(2)国家実行
排他的経済水域に関しては、多くの国が、国連海洋法条約の規定に忠実に従った国内法を持っている。そのため、排他的経済水域における洋上補給に関連すると思われる国内法令を有している国は多くない。ただし、排他的経済水域において、ギニアと同様に、関税及び財政に関する規制を行う規則を有している国がある。
例えば、インドは、1976年の法令で、中央政府が、排他的経済水域の指定水域(designated area)において、指定水域に関連する、関税その他の財政事項について必要な規則を制定する、としている。
(21) インドとほぼ同文で、ガイアナ、モーリシャス、パキスタン、セイシェルが同様の規定を有している。
(22)
ナミビアは、1990年の「領海及び排他的経済水域法」で、排他的経済水域において、財政および関税、出入国、衛生関係法令の違反を防止するために必要な権限を行使することを規定していたが、1991年に当該項目を改正して、天然資源に関する法令違反を防止するために必要な権限のみを行使するように改めた。
(23)
排他的経済水域における漁業を許可するにあたって、船舶への補給行為に関する事項を届け出ることを条件としている国は多い。例えば、わが国は、「排他的経済水域における漁業等に関する主権的権利の行使に関する法律」第2条2項で、船舶への補給を「漁業等付随行為」としており、第9条では、「外国人は、排他的経済水域において、外国人以外の者が当該水域において行う漁業または水産動植物の採捕に係る漁業等付随行為を行おうとするときは、農林水産省令で定めるところにより、漁業等付随行為に係る船舶ごとに、農林水産大臣の承認を受けなければならない。」と規定している。もとより、このような規則は、ギニアが行ったような、密輸取締りを排他的経済水域で行おうとするものではなく、漁業に関する規制の一環として規定されているものである。

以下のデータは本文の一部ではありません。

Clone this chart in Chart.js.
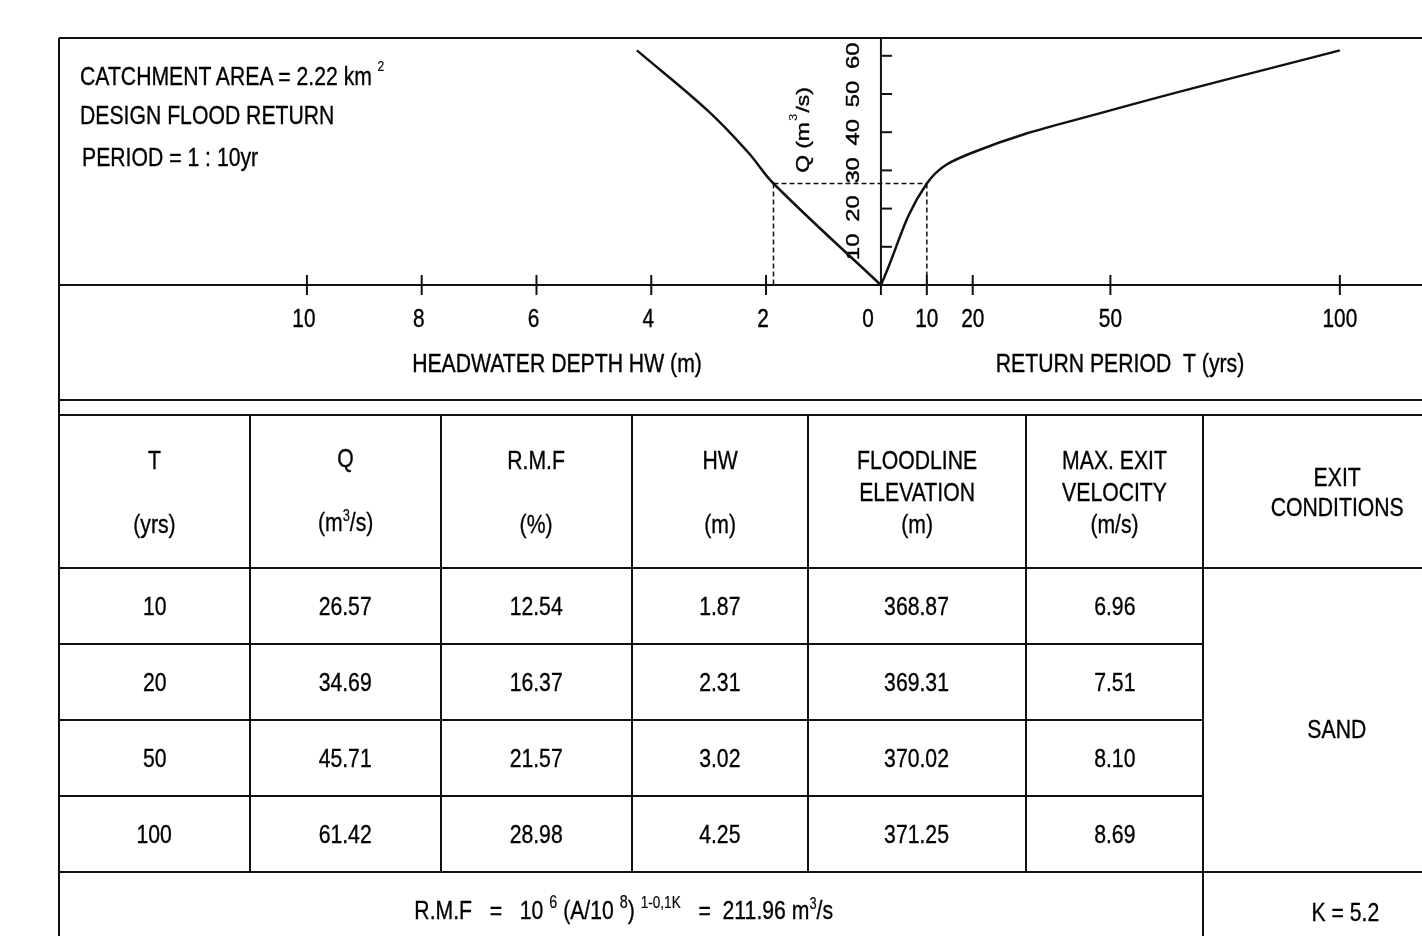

以上のように、国家実行からみて、排他的経済水域における洋上補給そのものへの管轄権行使を、排他的経済水域における沿岸国の権利として行っている国は、ギニア以外にはない。関税その他の財政事項についての管轄権行使を規定している国は若干あるものの、ナミビアのように、その規定を削除する国があるように、一般的な趨勢とはいえない。
わが国の国内法令が示すように、排他的経済水域における操業許可を出す際の、外国漁船の操業条件として、補給行為について承認を受けることを求めることはあり得る。しかし、排他的経済水域の設定目的上、沿岸国の資源・エネルギー開発を中心とした権利に限定するかたちで国家実行が形成されている現在においては、ギニアのように関税をかけることについては合法性に疑問がある。

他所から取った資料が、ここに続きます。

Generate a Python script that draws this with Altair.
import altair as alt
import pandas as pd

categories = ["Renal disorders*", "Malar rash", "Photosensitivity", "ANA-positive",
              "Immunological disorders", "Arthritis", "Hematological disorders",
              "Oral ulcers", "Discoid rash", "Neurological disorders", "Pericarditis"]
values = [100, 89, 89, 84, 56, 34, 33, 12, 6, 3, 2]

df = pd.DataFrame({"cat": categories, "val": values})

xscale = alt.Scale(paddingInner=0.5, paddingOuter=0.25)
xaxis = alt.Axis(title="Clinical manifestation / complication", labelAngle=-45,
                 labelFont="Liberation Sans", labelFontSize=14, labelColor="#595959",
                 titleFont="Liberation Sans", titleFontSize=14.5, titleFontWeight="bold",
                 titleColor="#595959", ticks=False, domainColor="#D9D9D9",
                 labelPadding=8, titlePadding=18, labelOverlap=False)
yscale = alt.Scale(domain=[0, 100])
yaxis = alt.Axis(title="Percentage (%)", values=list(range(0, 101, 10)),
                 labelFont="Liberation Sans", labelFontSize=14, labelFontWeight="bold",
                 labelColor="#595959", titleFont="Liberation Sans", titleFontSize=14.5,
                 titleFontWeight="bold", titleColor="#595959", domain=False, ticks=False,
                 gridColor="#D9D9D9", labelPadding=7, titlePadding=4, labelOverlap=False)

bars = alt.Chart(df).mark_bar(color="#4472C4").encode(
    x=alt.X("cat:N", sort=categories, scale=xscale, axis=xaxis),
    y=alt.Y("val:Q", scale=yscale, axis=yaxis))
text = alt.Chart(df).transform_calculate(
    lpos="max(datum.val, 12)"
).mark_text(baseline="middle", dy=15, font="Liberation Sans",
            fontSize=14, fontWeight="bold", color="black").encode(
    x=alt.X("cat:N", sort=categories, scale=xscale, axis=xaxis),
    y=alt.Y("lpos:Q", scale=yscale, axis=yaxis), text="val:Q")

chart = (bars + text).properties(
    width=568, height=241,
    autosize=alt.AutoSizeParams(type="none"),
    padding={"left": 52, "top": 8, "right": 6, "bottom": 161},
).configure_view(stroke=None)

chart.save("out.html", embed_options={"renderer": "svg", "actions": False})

また、サイガ号事件のように、漁船による常習的な密輸が存在する場合に、操業許可の対象となった漁業に関連しない行為を水域内で行っていることについて、取締りの対象とすることも、漁船に対して排他的経済水域で一般的に認められている臨検・捜査の範囲内では可能であろうが、漁船の航行の自由とのバランスを考えた場合に、少なくとも処罰をともなう取締りは、排他的経済水域における沿岸国の権限行使としては、困難であろう。